Airline pilots depend too much on automation, says panel commissioned by FAA - DanielBMarkham
http://usnews.nbcnews.com/_news/2013/11/19/21537851-airline-pilots-depend-too-much-on-automation-says-panel-commissioned-by-faa?lite

======
thatthatis
Before the inevitable "why do we even have pilots anymore" posts, let me share
a story.

The tldr is: we have pilots so there is a trained human for redundancy when
the automatic systems fail.

My father was a pilot, first in the military then commercial. He hated flying
commercial, "it's boring, most days I'm a well paid glorified bus driver,
unless something goes wrong"

He is since retired, but he likes to say "I only earned my paycheck once in my
last 10 years flying".

The story goes, they were just over the Atlantic between Maine and Iceland
when there was an electrical fire that threw out some of the automation and
controls.

His job that day was to manually fly a piece of metal with about 200 people on
board to the nearest airfield where they could land safely and do repairs.

Every other day his job was to run checklists, smile, and drink coffee.

------
memracom
Same thing just happened in Kazan Russia. A pilot was on the landing path and
decided that he was too low, too early so he aborted landing, and pulled up
the nose to go around again.

Problem was that he was also too slow at that point to safely pull up. The
result of pulling up the nose was that he lost airspeed, stalled, and plunged
nose first into the runway.

It's counterintuitive to go down and increase airspeed ( or at least remain
level while you gun the engines) and that is why these pilots make this kind
of mistake. They don't have enough practice flying in full control of the
airplane.

An additional factor is age. All of the air force pilots that fought in
various wars from WWII onwards have retired. The world actually relied on
these guys to fly the commercial passenger planes and build the air industry.
Now the industry has to train their own pilots and the gaps are beginning to
show.

------
hammerzeit
We're living in an era of unprecedented airplane safety, as no American
airline has had a mainline crash since 2001. I'm speaking largely as an
outsider, but it seems probable that the increased automation has helped
facilitate that trend.

We all have a desire to romanticize and glamorize the jobs we do and resist
the belief we can be augmented by automation and process. Some of the pull
quotes from this article seem to indicate that mentality. To wit, "Now that is
being in command of a system, of wonderful computers that do a great job — but
that isn’t flying."

Just like a good programmer should understand manual memory management even if
he or she always will be writing in Python, I sympathize with the need to
understand the underlying principles. But can we really say safety is at risk?

------
snewman
At some point N years from now, we're going to be reading the same article,
but this time about drivers and self-driving cars...

------
VLM
I have a couple friends in the biz and whats (carefully, to meet an agenda?)
not discussed is why the automation exists in the first place. Most of their
time and brainpower is expended on what HN would call hacking the system, such
as taking a decade of experience on that route and more than a decade as a
pilot, plus inadequate out of date weather info, plus gossip from other
pilots, plus a close reading of the manuals to request a FL 4000 feet lower
which under these peculiar wx conditions results in lower fuel burn. Or
hacking ATC by figuring out there will be a backlog at the destination because
of weather reports 2000 miles away and experience, so instead of burning 2000
extra dollars of extra fuel in a holding pattern, he decides to burn 1000
extra dollars of fuel getting there before the rush begins. Of course this
kind of stuff requires the cooperation of ATC etc etc its not cowboys and the
wild west, but suffice it to say he does a heck of a lot of thinking about
flying while some automation keeps the wings level or whatever.

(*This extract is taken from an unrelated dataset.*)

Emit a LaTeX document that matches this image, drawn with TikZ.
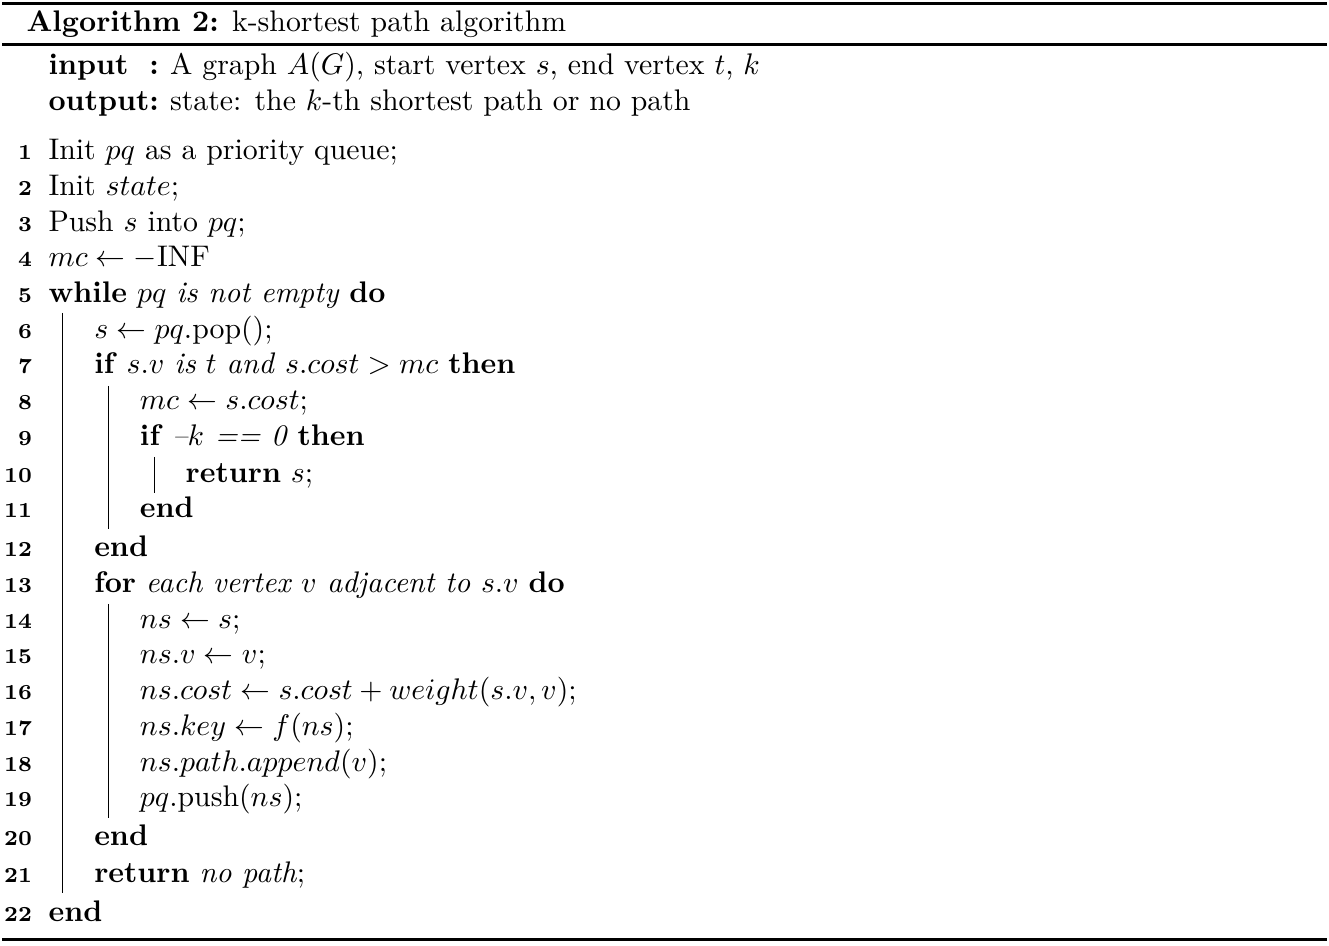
\documentclass[tikz,border=0pt]{standalone}
\usepackage{amsmath}
\usepackage{amssymb}
\usepackage{tikz}
\usetikzlibrary{positioning}

\begin{document}
\begin{tikzpicture}[x=0.3356pt,y=-0.3356pt,
  lnum/.style={anchor=base east,inner sep=0pt,font=\fontsize{7.2}{8}\selectfont\bfseries},
  ltext/.style={anchor=base west,inner sep=0pt},
  vbar/.style={line width=0.4pt},
  algrule/.style={line width=0.8pt}]
  \useasboundingbox (0,0) rectangle (1329,946);
  \draw[algrule] (2,3.5)--(1327,3.5);
  \draw[line width=0.7pt] (2,44.5)--(1327,44.5);
  \draw[algrule] (2,939.5)--(1327,939.5);

  \node[ltext] (title) at (26,31.7) {\textbf{Algorithm 2:} k-shortest path algorithm};
  \node[ltext] (kwout) at (48,111) {\textbf{output:}};
  \node[ltext] (kwin) at (48,75) {\textbf{input}};
  \node[anchor=base east,inner sep=0pt] (incolon) at (kwout.base east |- kwin.base) {\textbf{:}};
  \node[ltext] (intext) at (incolon.base east) {\ A graph $A(G)$, start vertex $s$, end vertex $t$, $k$};
  \node[ltext] (outtext) at (kwout.base east) {\ state: the $k$-th shortest path or no path};

  \foreach \n/\lev/\yy/\txt in {
    1/0/160/{Init $pq$ as a priority queue;},
    2/0/196/{Init $state$;},
    3/0/231.5/{Push $s$ into $pq$;},
    4/0/267/{$mc \leftarrow -\mathrm{INF}$},
    5/0/303/{\textbf{while} $pq$ \emph{is not empty} \textbf{do}},
    6/1/338.5/{$s \leftarrow pq$.pop$()$;},
    7/1/374/{\textbf{if} $s.v$ \emph{is} $t$ \emph{and} $s.cost > mc$ \textbf{then}},
    8/2/410/{$mc \leftarrow s.cost$;},
    9/2/446/{\textbf{if} \emph{--$k$ == 0} \textbf{then}},
    10/3/482.5/{\textbf{return} $s$;},
    11/2/518/{\textbf{end}},
    12/1/557/{\textbf{end}},
    13/1/593/{\textbf{for} \emph{each vertex $v$ adjacent to $s.v$} \textbf{do}},
    14/2/628.5/{$ns \leftarrow s$;},
    15/2/664/{$ns.v \leftarrow v$;},
    16/2/700/{$ns.cost \leftarrow s.cost + weight(s.v, v)$;},
    17/2/736/{$ns.key \leftarrow f(ns)$;},
    18/2/771.5/{$ns.path.append(v)$;},
    19/2/807/{$pq$.push$(ns)$;},
    20/1/846/{\textbf{end}},
    21/1/882/{\textbf{return} \emph{no path};},
    22/0/921.5/{\textbf{end}}}{
    \node[lnum] (n\n) at (32.5,\yy) {\n};
    \node[ltext] (l\n) at (48+45.7*\lev,\yy) {\txt};
  }

  \draw[vbar] (62.3,313)--(62.3,893);
  \draw[vbar] (108.3,386)--(108.3,529);
  \draw[vbar] (154.3,457)--(154.3,493);
  \draw[vbar] (108.3,604)--(108.3,818);
\end{tikzpicture}
\end{document}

Another thing is he has a very maint engineering type job continuously
prioritizing all possible issues while working on the most critical one. This
doesn't mean he flys thru tornados every flight, its more like there has never
been a truly flawless aircraft. He won't take off if there's anything on the
critical list but there's always "something" non critical or needs special
observation because it was just serviced/replaced/needs servicing, basically
he's the partner of the mechanics and has something of a "trust, but verify"
relationship with them.

So its hardly a one way street. Take away the automation and force him to keep
the wings level, manually by hand, for the entire flight, and he is NOT going
to be able to spend 15 minutes putting together enroute weather reports and
pireps and maps and gut level experience with the plane in that climate and on
that route, so that minor rainstorm that turned into a sudden t-storm enroute
kills everyone in a downdraft because he was "too busy flying the plane". Or
the mechanic replaced fuel pump #2 on engine #2 but something went wrong, and
he doesn't have time to watch the pump pressure and temp soar out of control
because he's "too busy flying the plane", setting the engine, then wing on
fire and they ditch in the ocean and everyone dies. So yeah, automation kills
some people, but lack of automation would obviously kill MORE people.

There are also financial issues, where the money you save by efforts at fuel
economy might buy you a TCAS system that prevents a mid-air collision... or
maybe the money saved just buys some crooked exec another Ferrari. Either way
the pilot is going to be required to spend his day on heroic fuel
economization efforts.

As in many areas of the economy, there's a zillion applicants for each job.
Being a programmer in SV is not like any other career in the country. So
there's always some slacking and some slackers, but most pilots are in fact
pretty hard working. The bottom, say, 50% will never, ever get hired by the
majors...

------
andrewcooke
is the faa american? how do politics factor into this? isn't there a
"difference of opinion" between boeing and airbus about the amount of
automation that is appropriate?

i see these things discussed from time to time, and i wonder just how neutral
institutions are...

------
VLM
In recent years, programmers have come to depend heavily on syntactic sugar.
In the old days programmers flipped switches on a front panel to directly hand
program opcodes in machine code.

However, in recent years, programmers have gone away from front panels and
direct machine language coding. One recent programmer reported on one project,
she only wrote assembly language subroutines seven times during the entire
project.

Several recent programming disasters have coincidentally happened during this
recent fad of syntactic sugar and object orientation and virtual machines.
Surely changing the entire way modern programming is done, would have changed
the outcomes of those very recent individual modern disasters.

A panel, convened by Hacker News, has formed for journalists, managers, and
the general public (no programmers of course) to discuss the safety issues of
modern coding practices, and a possible pr campaign encouraging modern web
developers to use more IBM mainframe BAL basic assembly language, 6502
assembly language, and/or perhaps PDP-8 direct octal machine code to improve
program safety and security in the startup industry.

Some recent reports include "I stole this existing product, wrapped it in
bootstrap, in only 3562 lines of IBM 1620 'cadet' assembly language" and "Show
HN: Tic Tac Toe in 5219 punch cards on 1920 era unit record equipment"